In the data below, find every line with the string "page" and pull it out.

^^^^^^^^^^^^^^^^

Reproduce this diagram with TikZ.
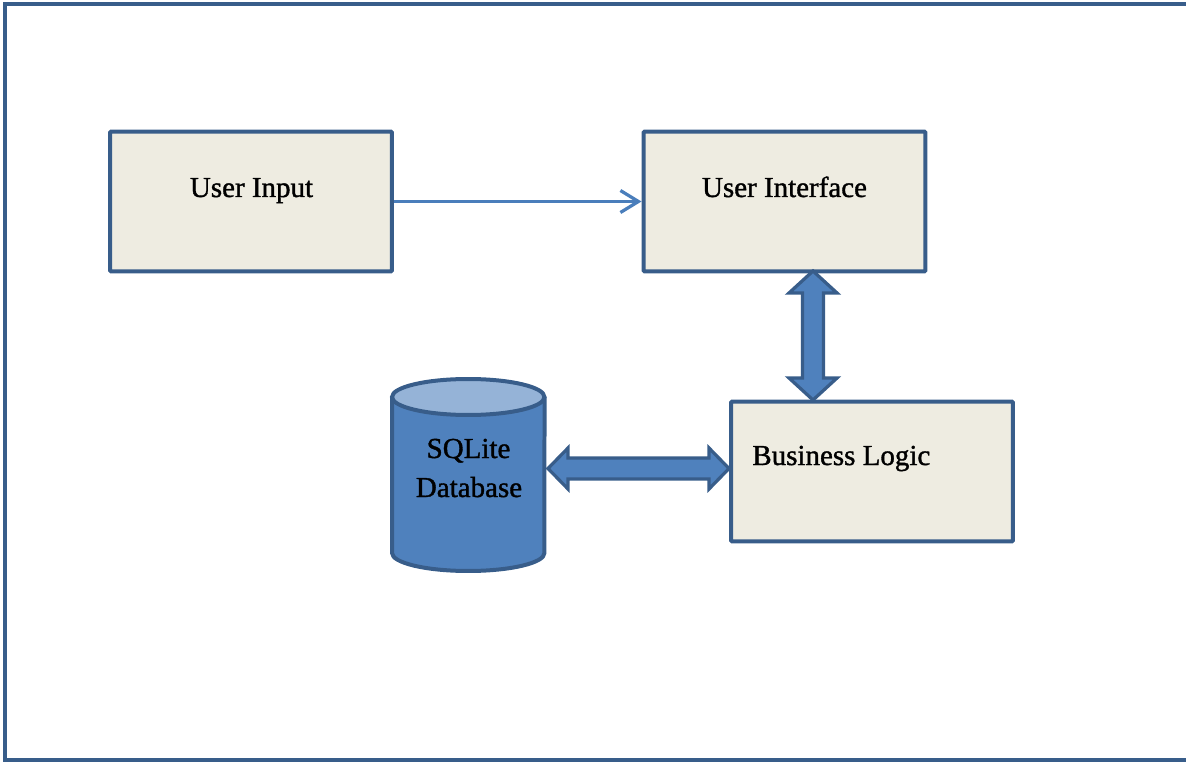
\documentclass[tikz,border=0pt]{standalone}
\usepackage{fontspec}
\setmainfont{Liberation Serif}
\newfontfamily\labelfont[FakeBold=1.2]{Liberation Serif}
\usetikzlibrary{arrows.meta}
\definecolor{edge}{HTML}{385D8A}
\definecolor{boxfill}{HTML}{EEECE1}
\definecolor{blockfill}{HTML}{4F81BD}
\definecolor{topfill}{HTML}{95B3D7}
\definecolor{flowcol}{HTML}{4A7EBB}
\begin{document}
\begin{tikzpicture}[x=0.02cm, y=-0.02cm,
  box/.style={draw=edge, fill=boxfill, line width=0.08cm, rounded corners=0.6pt,
    minimum width=5.64cm, minimum height=2.8cm, inner sep=0pt},
  lbl/.style={font=\labelfont\fontsize{16.5}{20}\selectfont, text=black, inner sep=0pt, anchor=base},
  blockarrow/.style={draw=edge, fill=blockfill, line width=0.065cm, line join=miter},
  flow/.style={draw=flowcol, line width=0.065cm,
    -{Straight Barb[length=0.36cm, width=0.44cm]}},
  frameline/.style={draw=edge, line width=0.09cm}
]
\useasboundingbox (0,0) rectangle (1186,763);

% page frame (open on the right)
\draw[frameline] (1186,4) -- (5,4) -- (5,760) -- (1186,760);

% component boxes
\node[box] (in) at (251,201.5) {};
\node[box] (ui) at (784.5,201.5) {};
\node[box] (bl) at (872,471.5) {};

% database cylinder
\path[fill=blockfill] (392,397) -- (392,553)
  arc[start angle=180, end angle=360, x radius=1.525cm, y radius=0.36cm]
  -- (544.5,397)
  arc[start angle=0, end angle=180, x radius=1.525cm, y radius=0.36cm] -- cycle;
\draw[edge, line width=0.08cm] (392,397) -- (392,553)
  arc[start angle=180, end angle=360, x radius=1.525cm, y radius=0.36cm]
  -- (544.5,397);
\draw[edge, line width=0.08cm, fill=topfill] (468.25,397)
  ellipse [x radius=1.525cm, y radius=0.36cm];
\node[inner sep=0pt, minimum width=3.05cm, minimum height=3.86cm] (db) at (468.25,475) {};

% labels
\node[lbl] (tin) at (251.5,197) {User Input};
\node[lbl] (tui) at (784.5,197) {User Interface};
\node[lbl, anchor=base west] (tbl) at (752,465) {Business Logic};
\node[lbl] (tdb1) at (468.5,458) {SQLite};
\node[lbl] (tdb2) at (469,497) {Database};

% input flows into the interface
\draw[flow] (in.east) -- (ui.west);

% interface <-> business logic
\coordinate (uiport) at (813,271);
\coordinate (blport) at (813,400);
\draw[blockarrow] (uiport) -- ++(24,22) -- ++(-13.5,0) -- ++(0,85) -- ++(13.5,0)
  -- (blport) -- ++(-24,-22) -- ++(13.5,0) -- ++(0,-85) -- ++(-13.5,0) -- cycle;

% database <-> business logic
\coordinate (dbport) at (548,468.5);
\coordinate (blwest) at (729,468.5);
\draw[blockarrow] (dbport) -- ++(20,-20.5) -- ++(0,10) -- ++(141,0) -- ++(0,-10)
  -- (blwest) -- ++(-20,20.5) -- ++(0,-10) -- ++(-141,0) -- ++(0,10) -- cycle;
\end{tikzpicture}
\end{document}
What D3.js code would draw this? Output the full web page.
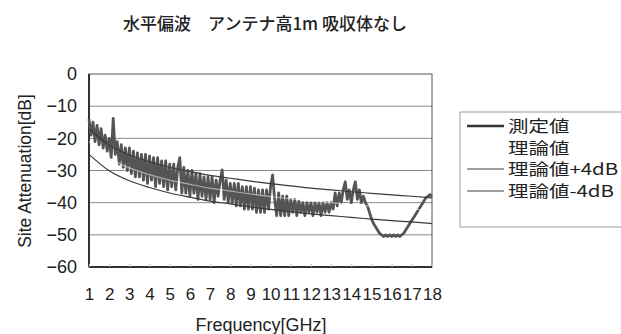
<!DOCTYPE html>
<html><head><meta charset="utf-8">
<script src="https://cdn.jsdelivr.net/npm/d3@7"></script>
<style>
html,body{margin:0;padding:0;background:#fff;}
svg{display:block;}
text{font-family:"Liberation Sans",Arial,sans-serif;fill:#222;}
.cjk{font-family:"Noto Sans CJK JP","Noto Sans CJK SC",sans-serif;}
</style></head>
<body>
<script>
const title = "水平偏波　アンテナ高1m 吸収体なし";
const xTitle = "Frequency[GHz]";
const yTitle = "Site Attenuation[dB]";
const legendLabels = ["測定値", "理論値", "理論値+4dB", "理論値-4dB"];
const xTickValues = [1,2,3,4,5,6,7,8,9,10,11,12,13,14,15,16,17,18];
const yTickValues = [0,-10,-20,-30,-40,-50,-60];

// theoretical NSA at integer GHz
const theoryFreq = [1,2,3,4,5,6,7,8,9,10,11,12,13,14,15,16,17,18];
const theory = [-21.0,-26.1,-29.2,-31.3,-33.0,-34.3,-35.5,-36.4,-37.3,-38.1,-38.8,-39.5,-40.0,-40.6,-41.1,-41.6,-42.0,-42.5];
const theoryPlus4 = [-17.0,-22.1,-25.2,-27.3,-29.0,-30.3,-31.5,-32.4,-33.3,-34.1,-34.8,-35.5,-36.0,-36.6,-37.1,-37.6,-38.0,-38.5];
const theoryMinus4 = [-25.0,-30.1,-33.2,-35.3,-37.0,-38.3,-39.5,-40.4,-41.3,-42.1,-42.8,-43.5,-44.0,-44.6,-45.1,-45.6,-46.0,-46.5];

// measured, 1.0 GHz to 18.0 GHz in 0.1 GHz steps
const measStart = 1.0, measStep = 0.1;
const measured = [
-14,-19,-15,-21,-16,-22,-17,-23,-19,-24,
-20,-26,-13.8,-25,-21,-28,-22,-29,-23,-30,
-23,-31,-24,-32,-24.5,-32,-25,-33,-25,-34,
-25.5,-33,-26,-35,-26,-34,-27,-35,-27,-36,
-28,-35,-28,-36,-29,-26,-37,-29,-37,-30,
-38,-30,-37,-31,-39,-31,-38,-32,-39,-32,
-39,-32,-40,-33,-38,-33,-29.8,-39,-33,-40,
-34,-40,-34,-41,-34,-41,-35,-42,-35,-42,
-35,-42,-35.5,-43,-36,-43,-36,-43,-36,-42,
-35,-31.4,-39,-44,-37,-44,-38,-44,-38,-44,
-39,-43,-39,-44,-39.5,-43,-40,-44,-40,-43,
-40,-44,-40,-43,-40,-44,-40,-43,-40,-43,
-40,-42,-37,-41,-37,-40,-36,-33.5,-39,-36,
-40,-36,-33.5,-39,-36,-40,-38,-40,-41,-43,
-45,-46.5,-47.5,-48.5,-49.5,-50,-50.5,-50,-50.5,-50,
-50.5,-50,-50.5,-50,-50.5,-50,-49.5,-48.5,-47.5,-46.5,
-45.5,-44.5,-43.5,-42.5,-41.5,-40.5,-39.5,-38.5,-38,-37.5,
-38
];

const W = 621, H = 334;
const m = {left: 89, right: 432, top: 74, bottom: 267};

const svg = d3.select("body").append("svg").attr("width", W).attr("height", H);

const x = d3.scaleLinear().domain([1, 18]).range([m.left, m.right]);
const y = d3.scaleLinear().domain([-60, 0]).range([m.bottom, m.top]);

// title
svg.append("text").attr("class","cjk").attr("x", 265).attr("y", 30)
  .attr("text-anchor","middle").attr("font-size", 17).attr("font-weight", 500).text(title);

// gridlines
svg.append("g").selectAll("line").data(yTickValues.filter(d => d > -60 && d < 0)).join("line")
  .attr("x1", m.left).attr("x2", m.right)
  .attr("y1", d => y(d)).attr("y2", d => y(d))
  .attr("stroke", "#8a8a8a").attr("stroke-width", 1);

// plot frame
svg.append("rect").attr("x", m.left).attr("y", m.top)
  .attr("width", m.right - m.left).attr("height", m.bottom - m.top)
  .attr("fill", "none").attr("stroke", "#555").attr("stroke-width", 1);
svg.append("line").attr("x1", m.left).attr("x2", m.left).attr("y1", m.top).attr("y2", m.bottom)
  .attr("stroke", "#333").attr("stroke-width", 2);
svg.append("line").attr("x1", m.left).attr("x2", m.right).attr("y1", m.bottom).attr("y2", m.bottom)
  .attr("stroke", "#333").attr("stroke-width", 2);

// y axis
const yAxis = d3.axisLeft(y).tickValues(yTickValues).tickSize(0).tickPadding(12)
  .tickFormat(d => d === 0 ? "0" : "\u2212" + Math.abs(d));
const gy = svg.append("g").attr("transform", `translate(${m.left},0)`).call(yAxis);
gy.select(".domain").remove();
gy.selectAll("text").attr("font-size", 18).attr("fill", "#222")
  .attr("font-family", '"Liberation Sans", Arial, sans-serif');

// x axis
const xAxis = d3.axisBottom(x).tickValues(xTickValues).tickSize(3).tickPadding(0).tickFormat(d3.format("d"));
const gx = svg.append("g").attr("transform", `translate(0,${m.bottom})`).call(xAxis);
gx.select(".domain").remove();
gx.selectAll(".tick line").attr("y2", -3).attr("stroke", "#bbb");
gx.selectAll("text").attr("font-size", 17).attr("fill", "#222").attr("y", 21).attr("dy", "0.71em")
  .attr("font-family", '"Liberation Sans", Arial, sans-serif');

// axis titles
svg.append("text").attr("x", 261).attr("y", 331).attr("text-anchor","middle")
  .attr("font-size", 18).text(xTitle);
svg.append("text").attr("transform", "translate(31,171) rotate(-90)").attr("text-anchor","middle")
  .attr("font-size", 17.5).text(yTitle);

// lines
const theoryLine = d3.line().x((d,i) => x(theoryFreq[i])).y(d => y(d)).curve(d3.curveMonotoneX);
const measLine = d3.line().x((d,i) => x(measStart + i*measStep)).y(d => y(d));

const plot = svg.append("g");
plot.append("path").datum(measured).attr("d", measLine)
  .attr("fill","none").attr("stroke","#555").attr("stroke-width", 2.8).attr("stroke-linejoin","round");
plot.append("path").datum(theory).attr("d", theoryLine)
  .attr("fill","none").attr("stroke","#ffffff").attr("stroke-width", 1.2).attr("stroke-opacity", 0.5);
plot.append("path").datum(theoryPlus4).attr("d", theoryLine)
  .attr("fill","none").attr("stroke","#3a3a3a").attr("stroke-width", 1.2);
plot.append("path").datum(theoryMinus4).attr("d", theoryLine)
  .attr("fill","none").attr("stroke","#3a3a3a").attr("stroke-width", 1.2);

// legend
const lg = svg.append("g");
lg.append("path").attr("d", `M${W+5},112 H460 V227 H${W+5}`)
  .attr("fill","none").attr("stroke","#999").attr("stroke-width", 1);
const legStyles = [
  {stroke:"#333", w:2.6},
  {stroke:"none", w:0},
  {stroke:"#444", w:1.1},
  {stroke:"#444", w:1.1}
];
const legY = [126, 148, 169, 191];
legendLabels.forEach((lab, i) => {
  if (legStyles[i].stroke !== "none") {
    lg.append("line").attr("x1", 467).attr("x2", 504).attr("y1", legY[i]).attr("y2", legY[i])
      .attr("stroke", legStyles[i].stroke).attr("stroke-width", legStyles[i].w);
  }
  lg.append("text").attr("class","cjk")
    .attr("transform", `translate(508,${legY[i] + 6}) scale(1.28,1)`)
    .attr("font-size", 16).text(lab);
});
</script>
</body></html>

^^^^^^^^^^^^^^^^

▶ _Response to the exercise_
% page frame (open on the right)
What D3.js code would draw this? Output the full web page.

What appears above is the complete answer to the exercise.